Hell’s Paradise – 02 – Bearing Your Burdens

It’s two impressive first outings in a row, as we delve into Sagiri’s brutal past as a girl raised in the Yamada clan. She regales us with the time she first saw her father behead a man. It was a storyteller who wanted to be executed while telling his story. Her father’s cut was so swift and clean, he kept telling the story after he was beheaded.

From that point onward, Sagiri vowed to develop that same flawless strike as her dad, but from the first head she separated from a condemned and every one thereafter, she felt the weight of fear and doubt in her swing. This is visualized quite creepily as the tortured ghosts of those she killed not only appearing in the reflection of her blade, but groping her naked body in her mind’s eye.
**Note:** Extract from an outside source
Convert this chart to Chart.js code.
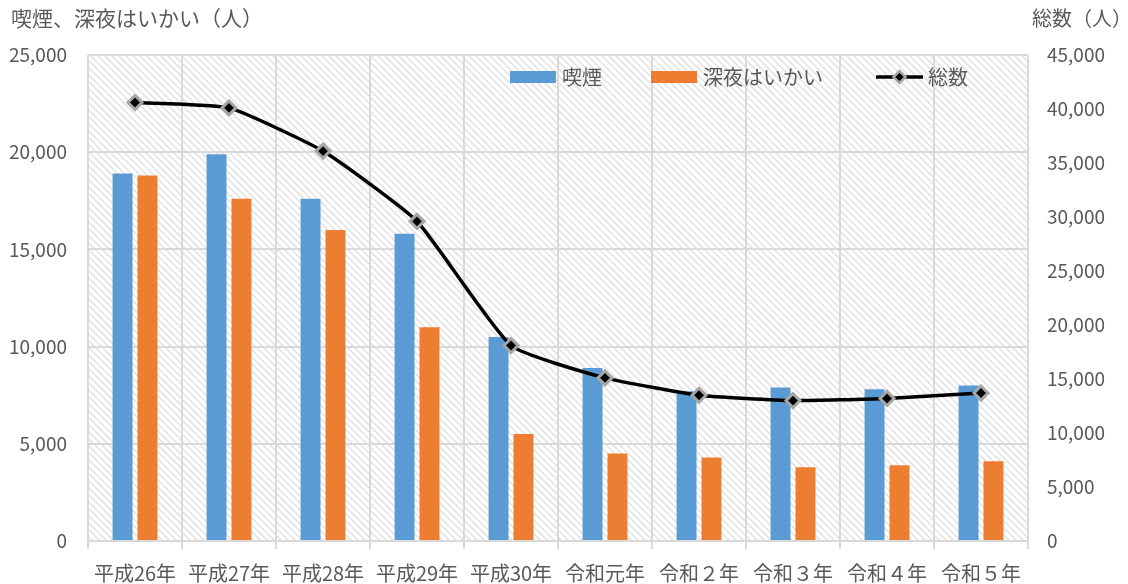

In other words, the Sagiri we saw last week was the same Sagiri she needed Gabimaru to see: a Sagiri without weaknesses or flaws. The reality is, she was only hiding those things. She, along with nine other Yamada Asaemon executioners, flank the 30-odd condemned prisoners gathered for the trip to “Paradise.” They present the only person who ever returned alive, but he’s changed, flowers sprouted from sores on his body, and he seems locked in a kind of blissful fugue sta

When one of the prisoners says “f— this” and tries to peace out, he’s immediately beheaded, with the implication that anyone else who puts a toe out of line will meet the same fate. The shogun also introduces another wrinkle: the prisoners will have to “reduce their numbers” because there’s only so much room on the boat to the island and only ten Asaemons.

A huge, bloody brawl ensues that enables us to get a glimpse of some of the other prisoners. They’re a colorful bunch, including a svelte, deadly kunoichi, a giant, an a cannibalistic courtesan. But when three of them looking to escape target Sagiri as the weakest of the samurai, she tells her elder colleague that she’s got this.

Back when she was stoned by kids for simply being one of the Yamada clan, she didn’t simply hide and cower; she picked up a rock and prepared to fight back. So too here, she lops the three charging prisoners’ heads off one by one.

The only one to not move throughout all of this may just be the most dangerous of all the prisoners: Gabimaru the Hollow. He approaches the shogun and tells him this is fucked up, but there’s no defying his decision. When other prisoners approach him with the intent to kill, he lets out a big exaggerated sigh, like they are totally putting him out…then he gets to work.

While last week we saw what he’s capable of when he uses ninjutsu, here he simply uses his bare hands and feet to tear through people like they’re made out of papier-mache. Fountains of blood spew from his vicious strikes, and prisoners fall left and right without being able to so much as touch him.

But what really gets to Sagiri is what he said before engaging in combat: he’s not immune to the weight of the lives he’s taking; he’s resolved to carry it. The key to perfecting her swordsmanship isn’t becoming strong enough to eliminate all fear and doubt; that’s impossible. Instead, she has to bear those burdens.

By the time Gabimaru’s rampage is over, he is one of only ten prisoners remaining, equalling the number of Asaemon. They then board the ship, pass through curtains of fog, and eventually their destination emerges. It is hauntingly beautiful, lush and filled with life. Killing a few rowdy prisoners on a beach will clearly be one of the easier things both Gabimaru and Sagiri have had to do compared to what awaits them on that island.

Gabimaru and Sagiri make for a compelling lead duo, and these episodes do a stellar job of giving us their backstories and motivations. Neither are mindless or perfect tools for killing as they appear on the surface, but feel like real people who have simply been through some shit. We’ll see how the island (not to mention the other Asaemon and prisoners) affects their dynamic.